Stone further explained that, while running a negative cash flow, the county has essentially been borrowing from other previously allocated funds to keep money in the general fund.
Eventually, however, all those other budgets will be expended, leaving the county with a large deficit.
Assuming a change in tax collection to once a year, with taxes being due Dec. 5, Stone noted that the deficit could grow to $5.5 million by the end of November.
Stone approached the board and explained two motions he needed.
The first was to seek a tax anticipation note — a line of credit — of up to $4 million. The second was to renegotiate the school funding loan up to $18.3 million and restructure the due dates.
Because the original $16.3 million was funded based on temporary funding only, the balance is coming due next fall, Stone explained.
The county's plan to use state Literary Loan funds to obtain permanent financing is no longer available, and may not be back on the table until at least 2013. This means the county must negotiate with SunTrust bank to restructure the loan's due date and extend the temporary financing until Literary Loan money can be obtained.
Although the original amount borrowed for Phase I of the school’s facility update plan was $16.3 million, the projected costs for Grayson Highlands School and renovations to Fries Middle School have grown to $17.3 million.
The county could ask for an additional $1 million in financing to cover the money it has used to make interest-only payments on the $16.3 million loan.
While the original plan was to put the $16.3 million in a savings account and earn enough interest to cover the interest-only payments, interest rates tanked as the country entered a recession. The county went to Plan B — using loan money to make payments.
This left the county roughly $1 million short in terms of actual cash available for the project.
Although supervisors later granted Stone and Siegel authority to begin negotiations with SunTrust, that doesn’t mean the board will allow the school board to spend more than $16.3 million. Stone and Siegel will begin talks with SunTrust and bring recommendations to the board at a later meeting.
If the project comes in above $17.3 million, Stone said the county will likely tell SunTrust that additional money may be needed.
Supervisors were reluctant at first, but Stone told them that time was of the essence, with construction scheduled to finish this summer.
County Administrator Jonathon Sweet further explained that approving the renegotiation — and, perhaps, eventually signing documents — did not bind the board to approve additional spending for the school system. But, renegotiating would make the money available quickly if it was needed.
Supervisors unanimously approved allowing Stone and Siegel to begin renegotiation talks with SunTrust. They expect to have documents to consider in five or six weeks.
The key factor in determining if the county will be eligible for renegotiated terms and/or an increase in the line of credit will be what tax levy supervisors set, Stone explained. In other words, the banks want to know that the county will be able to pay that money back.
“SunTrust is probably going to want to see the [financial] forecast before they take it for credit approval,” Stone said of the document he is creating for the county. The tool will allow supervisors to plug in budget expenditures and revenues and see where the tax levy needs to be set to balance the budget.

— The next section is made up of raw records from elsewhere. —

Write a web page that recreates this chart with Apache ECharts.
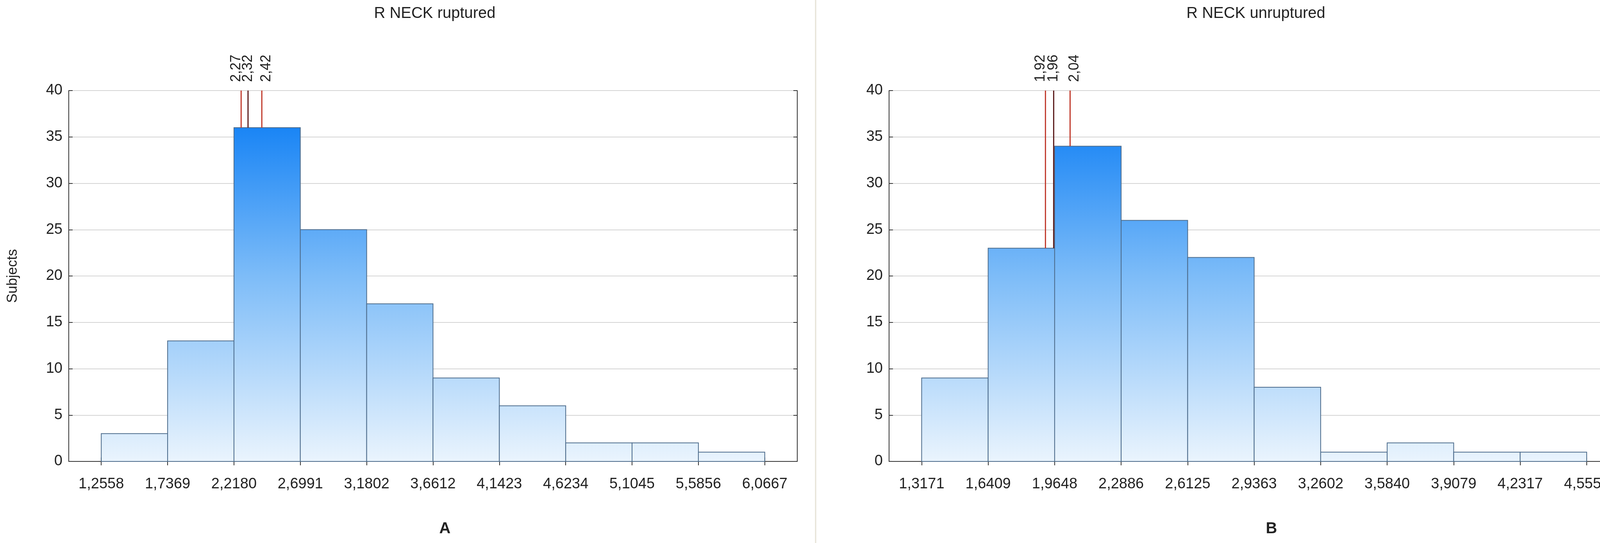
<!DOCTYPE html>
<html><head><meta charset="utf-8">
<script src="https://cdn.jsdelivr.net/npm/echarts@6/dist/echarts.min.js"></script>
<style>html,body{margin:0;background:#fff}#c{width:4184px;height:1391px}</style>
</head><body><div id="c"></div>
<script>
const titleA = 'R NECK ruptured';
const titleB = 'R NECK unruptured';
const edgesA = [1.2558,1.7369,2.2180,2.6991,3.1802,3.6612,4.1423,4.6234,5.1045,5.5856,6.0667];
const countsA = [3,13,36,25,17,9,6,2,2,1];
const linesA = [2.27,2.32,2.42];
const edgesB = [1.3171,1.6409,1.9648,2.2886,2.6125,2.9363,3.2602,3.5840,3.9079,4.2317,4.5556];
const countsB = [9,23,34,26,22,8,1,2,1,1];
const linesB = [1.92,1.96,2.04];

const font = '"Liberation Sans Narrow", "Liberation Sans", Arial, sans-serif';
const fmt = v => v.toFixed(4).replace('.', ',');

function bars(edges, counts) {
  return counts.map((c, i) => [edges[i], edges[i+1], c]);
}
function barAt(edges, counts, x) {
  for (let i = 0; i < counts.length; i++) if (x >= edges[i] && x <= edges[i+1]) return counts[i];
  return 0;
}

const grids = [
  {left: 176, right: 4184-2041, top: 232, height: 950},
  {left: 2276, right: 4184-4130, top: 232, height: 950}
];
const sets = [[edgesA,countsA,linesA],[edgesB,countsB,linesB]];

const xAxis = [], yAxis = [], series = [];
sets.forEach(([edges, counts, lines], g) => {
  const w = edges[1]-edges[0];
  const min = edges[0] - w*0.49, max = edges[edges.length-1] + w*(g===0?0.49:0.4);
  xAxis.push({type:'value', gridIndex:g, min, max, position:'bottom',
    splitLine:{show:false},
    axisLine:{lineStyle:{color:'#333', width:2}},
    axisTick:{inside:true, length:10, customValues:edges, lineStyle:{color:'#333',width:2}},
    axisLabel:{customValues:edges, formatter:v=>fmt(v), color:'#222', fontSize:38, fontFamily:font, margin:40}});
  xAxis.push({type:'value', gridIndex:g, min, max, position:'top',
    splitLine:{show:false},
    axisLine:{lineStyle:{color:'#333', width:2}},
    axisTick:{inside:true, length:10, customValues:edges, lineStyle:{color:'#333',width:2}},
    axisLabel:{show:false}});
  yAxis.push({type:'value', gridIndex:g, min:0, max:40, interval:5, position:'left',
    name: g===0 ? 'Subjects' : '', nameLocation:'middle', nameGap:125,
    nameTextStyle:{fontSize:36, fontFamily:font, color:'#222'},
    axisLine:{show:true, lineStyle:{color:'#333', width:2}},
    axisTick:{show:true, inside:true, length:10, lineStyle:{color:'#333',width:2}},
    axisLabel:{color:'#222', fontSize:38, fontFamily:font, margin:16},
    splitLine:{show:true, lineStyle:{color:'#d4d4d4', width:2}}});
  yAxis.push({type:'value', gridIndex:g, min:0, max:40, interval:5, position:'right',
    axisLine:{show:true, lineStyle:{color:'#333', width:2}},
    axisTick:{show:true, inside:true, length:10, lineStyle:{color:'#333',width:2}},
    axisLabel:{show:false}, splitLine:{show:false}});
  series.push({type:'custom', xAxisIndex:g*2, yAxisIndex:g*2, data:bars(edges,counts),
    renderItem:(params, api) => {
      const p0 = api.coord([api.value(0), api.value(2)]);
      const p1 = api.coord([api.value(1), 0]);
      const top = api.coord([0, 40])[1], bot = api.coord([0, 0])[1];
      return {type:'rect', shape:{x:p0[0], y:p0[1], width:p1[0]-p0[0], height:p1[1]-p0[1]},
        style:{fill:new echarts.graphic.LinearGradient(0, top, 0, bot, [
          {offset:0, color:'#006ef0'},{offset:0.1, color:'#1a85f5'},{offset:0.5, color:'#7dbcf8'},{offset:1, color:'#eaf4fd'}], true),
          stroke:'#4d6c8c', lineWidth:2}};
    }});
  series.push({type:'custom', xAxisIndex:g*2, yAxisIndex:g*2, clip:false,
    data: lines.map(v => [v, barAt(edges, counts, v)]),
    renderItem:(params, api) => {
      const x = api.value(0);
      const p0 = api.coord([x, api.value(1)]);
      const p1 = api.coord([x, 40]);
      const col = params.dataIndex === 1 ? '#5a1a1a' : '#c0392b';
      return {type:'group', children:[
        {type:'line', shape:{x1:p0[0], y1:p0[1], x2:p1[0], y2:p1[1]}, style:{stroke:col, lineWidth:3}},
        {type:'text', x:p1[0] + (params.dataIndex-1)*12, y:p1[1]-22, rotation:Math.PI/2,
          style:{text:x.toFixed(2).replace('.',','), fontSize:36, fontFamily:font, fill:'#222',
            align:'left', verticalAlign:'middle'}}
      ]};
    }});
});

const chart = echarts.init(document.getElementById('c'));
chart.setOption({
  animation:false,
  title:[
    {text:titleA, left:1108, top:10, textAlign:'center', textStyle:{fontSize:40, fontWeight:'normal', fontFamily:font, color:'#222'}},
    {text:titleB, left:3210, top:10, textAlign:'center', textStyle:{fontSize:40, fontWeight:'normal', fontFamily:font, color:'#222'}},
    {text:'A', left:1134, top:1330, textAlign:'center', textStyle:{fontSize:40, fontWeight:'bold', fontFamily:font, color:'#222'}},
    {text:'B', left:3250, top:1330, textAlign:'center', textStyle:{fontSize:40, fontWeight:'bold', fontFamily:font, color:'#222'}}
  ],
  graphic:[{type:'line', shape:{x1:2088,y1:0,x2:2088,y2:1391}, style:{stroke:'#e6e2d6', lineWidth:3}}],
  grid:grids, xAxis, yAxis, series
});
</script></body></html>
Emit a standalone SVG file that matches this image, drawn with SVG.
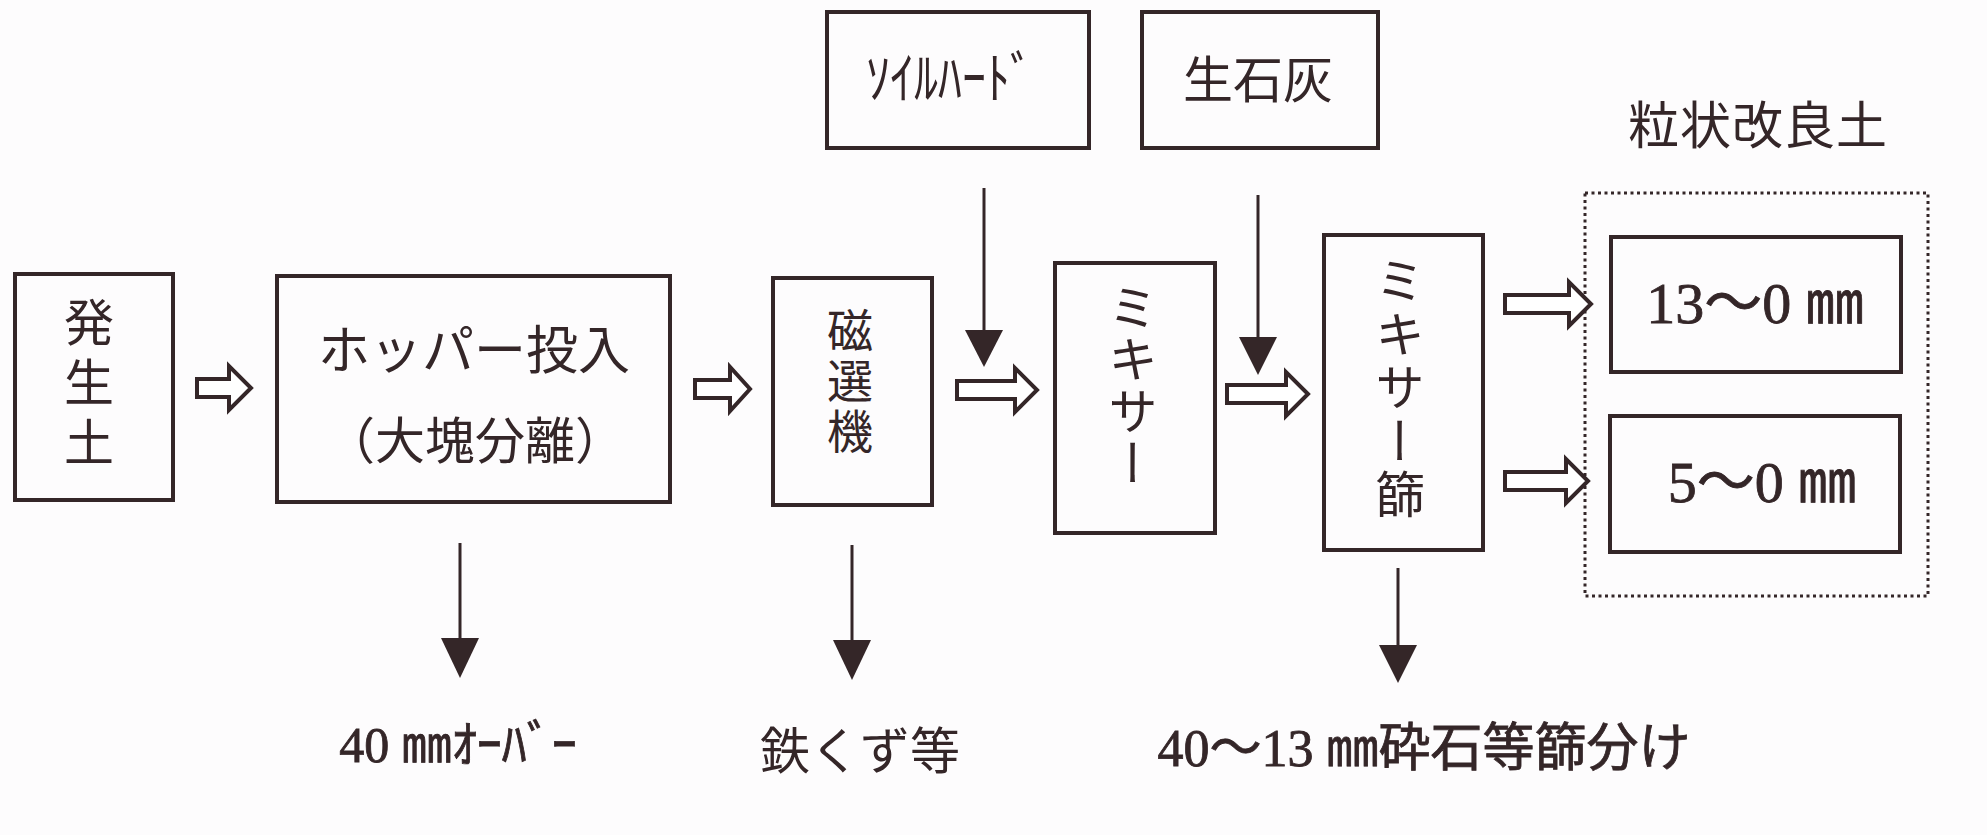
<svg xmlns="http://www.w3.org/2000/svg" width="1987" height="835" viewBox="0 0 1987 835">
<style>
.box{fill:none;stroke:#342628;stroke-width:4}
.dot{fill:none;stroke:#342628;stroke-width:3;stroke-dasharray:3 3.5}
.ha{fill:#ffffff;stroke:#342628;stroke-width:4;stroke-linejoin:miter}
.ln{stroke:#342628;stroke-width:3;fill:none}
.hd{fill:#342628}
.jp{font-family:"Noto Sans CJK JP","Noto Sans CJK SC",sans-serif;fill:#342628}
.mx{font-family:"Liberation Serif","Noto Sans CJK JP",serif;fill:#342628;stroke:#342628;stroke-width:0.8}
.vt{writing-mode:vertical-rl;font-family:"Noto Sans CJK JP","Noto Sans CJK SC",sans-serif;fill:#342628}
</style>
<rect x="0" y="0" width="1987" height="835" fill="#fdfcfd"/>
<g id="hasseido">
<rect class="box" x="15" y="274" width="158" height="226"/>
<text class="vt" x="89" y="297" font-size="50" letter-spacing="10">発生土</text>
</g>
<g id="hopper">
<rect class="box" x="277" y="276" width="393" height="226"/>
<text class="jp" x="474" y="369" font-size="52" text-anchor="middle">ホッパー投入</text>
<text class="jp" x="475" y="459" font-size="50" text-anchor="middle">（大塊分離）</text>
</g>
<g id="jisenki">
<rect class="box" x="773" y="278" width="159" height="227"/>
<text class="vt" x="850" y="307" font-size="46" letter-spacing="4.5">磁選機</text>
</g>
<g id="soilhard">
<rect class="box" x="827" y="12" width="262" height="136"/>
<text class="jp" x="950" y="98" font-size="56" text-anchor="middle" textLength="168" lengthAdjust="spacingAndGlyphs">ｿｲﾙﾊｰﾄﾞ</text>
</g>
<g id="seisekkai">
<rect class="box" x="1142" y="12" width="236" height="136"/>
<text class="jp" x="1258" y="98" font-size="50" text-anchor="middle">生石灰</text>
</g>
<g id="mixer">
<rect class="box" x="1055" y="263" width="160" height="270"/>
<text class="vt" x="1133" y="282" font-size="50" letter-spacing="2">ミキサー</text>
</g>
<g id="mixer-furui">
<rect class="box" x="1324" y="235" width="159" height="315"/>
<text class="vt" x="1400" y="255" font-size="50" letter-spacing="3.5">ミキサー篩</text>
</g>
<g id="ryujo">
<text class="jp" x="1758" y="144" font-size="51" text-anchor="middle" letter-spacing="1">粒状改良土</text>
<rect class="dot" x="1585" y="193" width="343" height="403"/>
</g>
<g id="p13">
<rect class="box" x="1611" y="237" width="290" height="135"/>
<text class="mx" x="1755" y="323" font-size="58" text-anchor="middle">13～0 ㎜</text>
</g>
<g id="p5">
<rect class="box" x="1610" y="416" width="290" height="136"/>
<text class="mx" x="1762" y="502" font-size="58" text-anchor="middle">5～0 ㎜</text>
</g>
<g id="out40">
<text class="mx" x="458" y="762" font-size="50" text-anchor="middle">40 ㎜ｵｰﾊﾞｰ</text>
</g>
<g id="tetsu">
<text class="jp" x="860" y="769" font-size="50" text-anchor="middle">鉄くず等</text>
</g>
<g id="out4013">
<text class="mx" x="1424" y="766" font-size="52" text-anchor="middle">40～13 ㎜砕石等篩分け</text>
</g>
<g id="connectors">
<path class="ha" d="M197,379 H229 V366 L251,388 L229,410 V397 H197 Z"/>
<path class="ha" d="M695,380 H730 V367 L750,389 L730,411 V398 H695 Z"/>
<path class="ha" d="M957,381 H1015 V368 L1037,390 L1015,412 V399 H957 Z"/>
<path class="ha" d="M1227,385 H1286 V372 L1308,394 L1286,416 V403 H1227 Z"/>
<path class="ha" d="M1505,295 H1569 V282 L1591,304 L1569,326 V313 H1505 Z"/>
<path class="ha" d="M1505,472 H1566 V459 L1588,481 L1566,503 V490 H1505 Z"/>
<line class="ln" x1="984" y1="188" x2="984" y2="335"/>
<path class="hd" d="M965,330 H1003 L984,367 Z"/>
<line class="ln" x1="1258" y1="195" x2="1258" y2="342"/>
<path class="hd" d="M1239,337 H1277 L1258,375 Z"/>
<line class="ln" x1="460" y1="543" x2="460" y2="643"/>
<path class="hd" d="M441,638 H479 L460,678 Z"/>
<line class="ln" x1="852" y1="545" x2="852" y2="645"/>
<path class="hd" d="M833,640 H871 L852,680 Z"/>
<line class="ln" x1="1398" y1="568" x2="1398" y2="650"/>
<path class="hd" d="M1379,645 H1417 L1398,683 Z"/>
</g>
</svg>
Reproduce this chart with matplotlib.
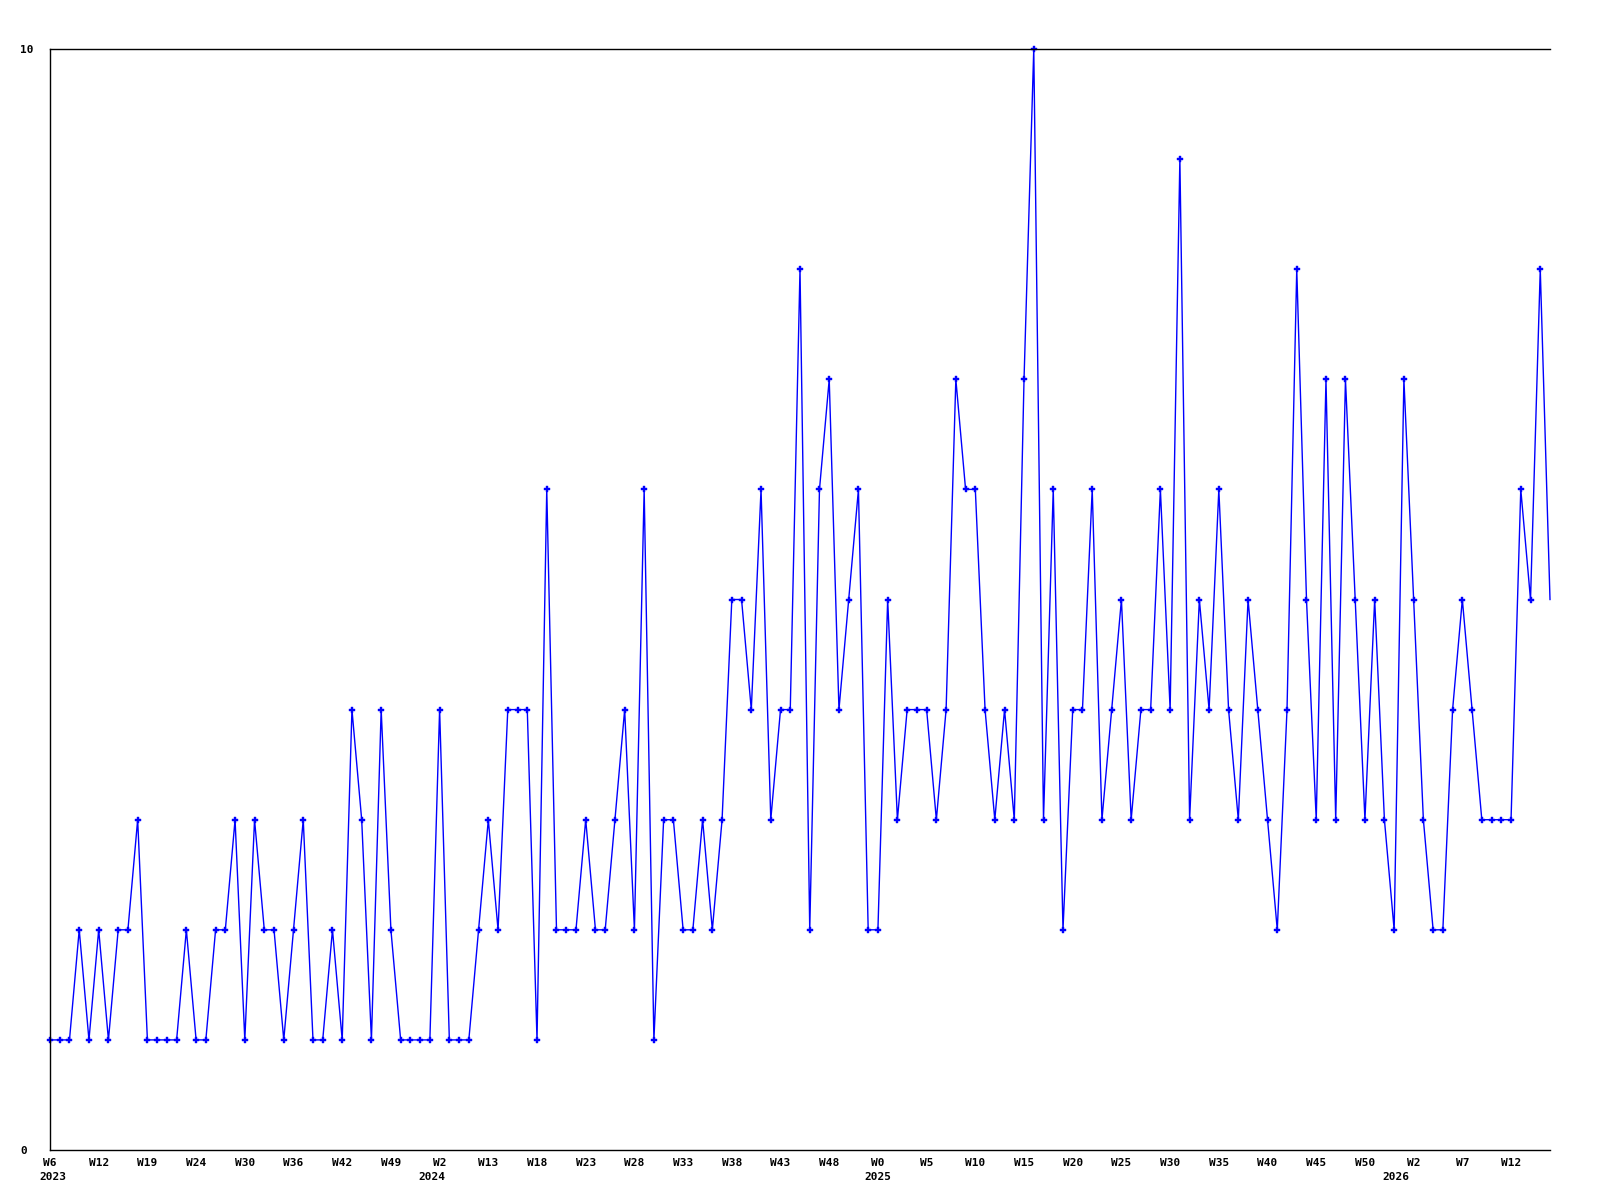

That number, Stone continued, will be critical in determining if the county receives additional time and money. “I could see a bid or approval being contingent on a certain tax rate.”
On the tax anticipated note, Stone said that by running a deficit as of March 31, the county needs to supplement its budget with additional funds. “We’re going to run out of money.”
Along with approval for renegotiated terms, Stone and Siegel explained that banks will want to see the tax rate before they approve a $4 million credit line.
Sweet said banks want to know that the county can pay back that note with tax revenue generated.
With no further comments, supervisors unanimously approved requesting proposals for a $4 million line of credit.